Bakan Bozdağ, milletin son sözü söyleyeceğini, milletin kararının belirleyici olacağını ve milletin "evet"lerinin Türkiye'nin yeni rotasını tayin edeceğini anlattı.

İstinaf mahkemeleri

Bozdağ, istinafın faaliyete geçişinden itibaren geçen 6 aylık süreyi, istinafı masaya yatırmak, sorunları ve çözüm önerilerini konuşmak için bir araya geldiklerini söyledi.

İstinafların Türk tarihinde büyük bir yargı reformunun adı olduğuna dikkati çeken Bozdağ, "Türkiye'de cumhuriyet döneminde en büyük yargı reformu Gazi Mustafa Kemal Atatürk'ün yeni devlette yeni bir yargı anlayışında mahkeme teşkilatında yaptığı reformdur. O günden bugüne yargı alanında önemli değişiklikler yapılmış. Yasalar hayata geçirilmiş. En önemli değişiklik nedir derseniz, istinaf mahkemelerinin kurulmasına ilişkin yasal düzenlemelerdir." diye konuştu.

İstinaf mahkemelerinin kurulmasına ilişkin yasal düzenlemelerin büyük önem arz ettiğini belirten Bozdağ, "Çok net söylüyorum istinaf mahkemeleri Türk yargı sistemi içerisinde sahip olduğu yasal yetkiler ve görevler bakımından ele alındığında Yargıtaydan da Danıştaydan da daha etkin mahkemelerdir.

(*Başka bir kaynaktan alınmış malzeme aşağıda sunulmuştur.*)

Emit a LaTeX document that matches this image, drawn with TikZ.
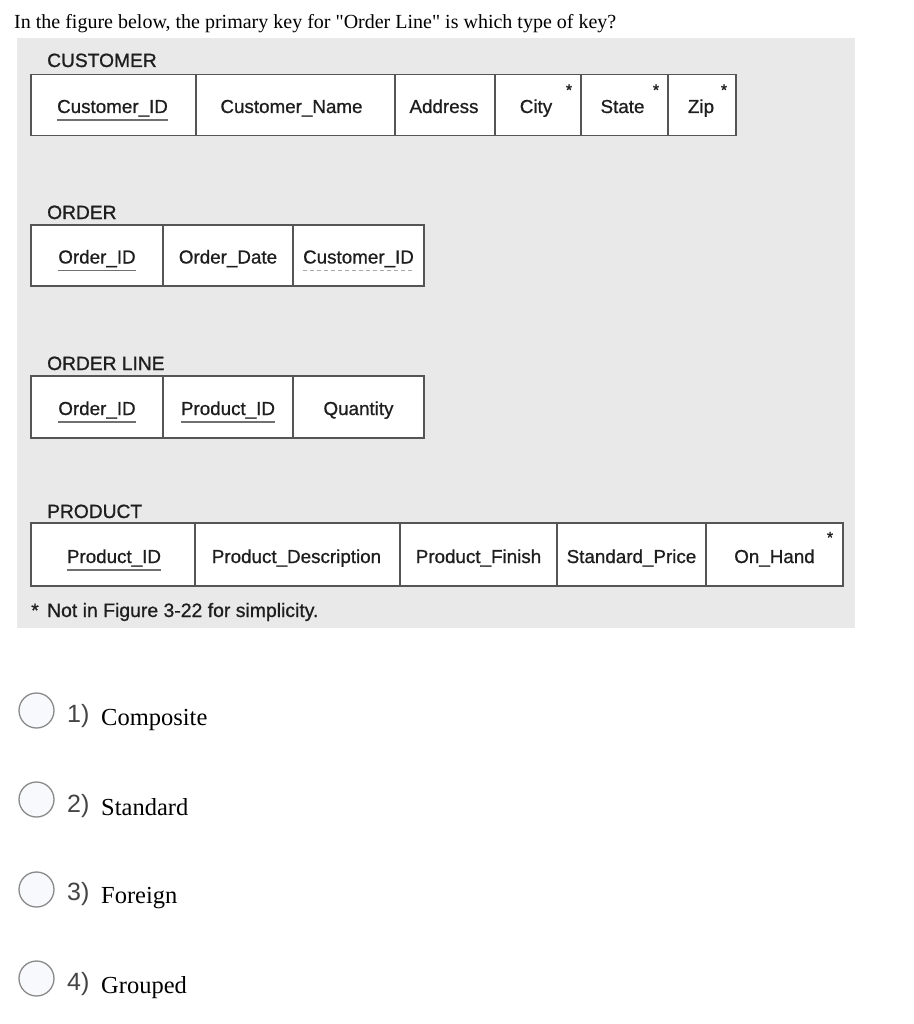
\documentclass[tikz,border=0pt]{standalone}
\usepackage{fontspec}
\setmainfont{Liberation Serif}
\newfontfamily\figfont{Liberation Sans}[FakeBold=0.8]
\newfontfamily\lblfont{Liberation Sans}[FakeBold=1.0]
\newfontfamily\optfont{Liberation Sans}
\usetikzlibrary{calc}
\definecolor{panelgray}{HTML}{E9E9E9}
\definecolor{bordergray}{HTML}{555555}
\definecolor{textdark}{HTML}{1E1E1E}
\definecolor{ulsolid}{HTML}{707070}
\definecolor{uldash}{HTML}{A8A8A8}
\definecolor{optgray}{HTML}{454545}
\definecolor{radiostroke}{HTML}{8A8A8A}
\definecolor{radiofill}{HTML}{F8F9FC}
\tikzset{
  cell/.style={draw=bordergray, line width=1.4pt, fill=white, inner sep=0pt, outer sep=0pt},
  ctext/.style={font=\figfont\fontsize{18.8}{20}\selectfont, text=textdark, inner sep=0pt, anchor=base},
  foottext/.style={font=\figfont\fontsize{19.4}{20}\selectfont, text=textdark, inner sep=0pt, anchor=base west},
  tlabel/.style={font=\lblfont\fontsize{19.2}{20}\selectfont, text=textdark, inner sep=0pt, anchor=base west},
  star/.style={font=\lblfont\fontsize{16}{16}\selectfont, text=textdark, inner sep=0pt, anchor=base},
  keyul/.style={draw=ulsolid, line width=1.5pt},
  fkul/.style={draw=uldash, line width=1.5pt, dash pattern=on 4pt off 3pt},
  radio/.style={circle, draw=radiostroke, fill=radiofill, line width=1.3pt, minimum size=35pt, inner sep=0pt},
  optnum/.style={font=\optfont\fontsize{25}{28}\selectfont, text=optgray, inner sep=0pt, anchor=base west},
  optword/.style={font=\fontsize{24.5}{28}\selectfont, text=black, inner sep=0pt, anchor=base west},
  question/.style={font=\fontsize{20}{22}\selectfont, text=black, inner sep=0pt, anchor=base west},
}
\begin{document}
\begin{tikzpicture}[x=1pt,y=-1pt]
\useasboundingbox (0,0) rectangle (913,1024);
\fill[white] (0,0) rectangle (913,1024);

% question
\node[question] (q) at (14,29) {In the figure below, the primary key for \textquotedbl Order Line\textquotedbl{} is which type of key?};

% panel
\fill[panelgray] (17,38) rectangle (855,628);

% CUSTOMER
\node[tlabel] (lcust) at (47,67) {CUSTOMER};
\node[cell, minimum width=165pt, minimum height=61pt] (cu1) at (113.5,105) {};
\node[cell, minimum width=199pt, minimum height=61pt] (cu2) at (295.5,105) {};
\node[cell, minimum width=100pt, minimum height=61pt] (cu3) at (445,105) {};
\node[cell, minimum width=86pt, minimum height=61pt] (cu4) at (538,105) {};
\node[cell, minimum width=87pt, minimum height=61pt] (cu5) at (624.5,105) {};
\node[cell, minimum width=68pt, minimum height=61pt] (cu6) at (702,105) {};
\node[ctext] (cu1t) at ($(cu1)+(-1,8)$) {Customer\_ID};
\node[ctext] (cu2t) at ($(cu2)+(-4,8)$) {Customer\_Name};
\node[ctext] (cu3t) at ($(cu3)+(-1,8)$) {Address};
\node[ctext] (cu4t) at ($(cu4)+(-2,8)$) {City};
\node[ctext] (cu5t) at ($(cu5)+(-2,8)$) {State};
\node[ctext] (cu6t) at ($(cu6)+(-1,8)$) {Zip};
\node[star] (cu4s) at ($(cu4.north east)+(-12,21)$) {*};
\node[star] (cu5s) at ($(cu5.north east)+(-12,21)$) {*};
\node[star] (cu6s) at ($(cu6.north east)+(-12,21)$) {*};
\draw[keyul] ($(cu1t.base west)+(0,7)$) -- ($(cu1t.base east)+(0,7)$);

% ORDER
\node[tlabel] (lord) at (47,219) {ORDER};
\node[cell, minimum width=132pt, minimum height=61pt] (or1) at (97,255.5) {};
\node[cell, minimum width=130pt, minimum height=61pt] (or2) at (228,255.5) {};
\node[cell, minimum width=131pt, minimum height=61pt] (or3) at (358.5,255.5) {};
\node[ctext] (or1t) at ($(or1)+(0,8)$) {Order\_ID};
\node[ctext] (or2t) at ($(or2)+(0,8)$) {Order\_Date};
\node[ctext] (or3t) at ($(or3)+(0,8)$) {Customer\_ID};
\draw[keyul] ($(or1t.base west)+(0,7)$) -- ($(or1t.base east)+(0,7)$);
\draw[fkul] ($(or3t.base west)+(0,7)$) -- ($(or3t.base east)+(0,7)$);

% ORDER LINE
\node[tlabel] (lol) at (47,370) {ORDER LINE};
\node[cell, minimum width=132pt, minimum height=62pt] (ol1) at (97,407) {};
\node[cell, minimum width=130pt, minimum height=62pt] (ol2) at (228,407) {};
\node[cell, minimum width=131pt, minimum height=62pt] (ol3) at (358.5,407) {};
\node[ctext] (ol1t) at ($(ol1)+(0,8)$) {Order\_ID};
\node[ctext] (ol2t) at ($(ol2)+(0,8)$) {Product\_ID};
\node[ctext] (ol3t) at ($(ol3)+(0,8)$) {Quantity};
\draw[keyul] ($(ol1t.base west)+(0,7)$) -- ($(ol1t.base east)+(0,7)$);
\draw[keyul] ($(ol2t.base west)+(0,7)$) -- ($(ol2t.base east)+(0,7)$);

% PRODUCT
\node[tlabel] (lprod) at (47,518) {PRODUCT};
\node[cell, minimum width=164pt, minimum height=63pt] (pr1) at (113,554.5) {};
\node[cell, minimum width=205pt, minimum height=63pt] (pr2) at (297.5,554.5) {};
\node[cell, minimum width=157pt, minimum height=63pt] (pr3) at (478.5,554.5) {};
\node[cell, minimum width=149pt, minimum height=63pt] (pr4) at (631.5,554.5) {};
\node[cell, minimum width=137pt, minimum height=63pt] (pr5) at (774.5,554.5) {};
\node[ctext] (pr1t) at ($(pr1)+(1,8.5)$) {Product\_ID};
\node[ctext] (pr2t) at ($(pr2)+(-1,8.5)$) {Product\_Description};
\node[ctext] (pr3t) at ($(pr3)+(0,8.5)$) {Product\_Finish};
\node[ctext] (pr4t) at ($(pr4)+(0,8.5)$) {Standard\_Price};
\node[ctext] (pr5t) at ($(pr5)+(0,8.5)$) {On\_Hand};
\node[star] (pr5s) at ($(pr5.north east)+(-13,20)$) {*};
\draw[keyul] ($(pr1t.base west)+(0,7)$) -- ($(pr1t.base east)+(0,7)$);

% footnote
\node[foottext] (foot) at (31,617) {*\hspace{3pt} Not in Figure 3-22 for simplicity.};

% options
\node[radio] (r1) at (36.5,710.5) {};
\node[radio] (r2) at (36.5,799.5) {};
\node[radio] (r3) at (36.5,889.5) {};
\node[radio] (r4) at (36.5,978.5) {};
\node[optnum] (n1) at (67,722) {1)};
\node[optnum] (n2) at (67,812) {2)};
\node[optnum] (n3) at (67,900) {3)};
\node[optnum] (n4) at (67,990) {4)};
\node[optword] (w1) at (101,725) {Composite};
\node[optword] (w2) at (101,815) {Standard};
\node[optword] (w3) at (101,903) {Foreign};
\node[optword] (w4) at (101,993) {Grouped};
\end{tikzpicture}
\end{document}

Bu zaman içerisinde ortaya çıkacaktır." dedi.

Bozdağ, istinaf mahkemelerinin yapacağı işlerin başarısının ilk başkanların, üyelerin, savcıların vazifelerini yasalarının gerektirdiği şekilde yapmasına bağlı olduğuna dikkati çekti.

Toplantıya, Adalet Bakanlığı Bakan Yardımcısı Bilal Uçar, HSYK Başkanvekili Mehmet Yılmaz, Müsteşar Kenan İpek ve HSYK üyeleri katıldı.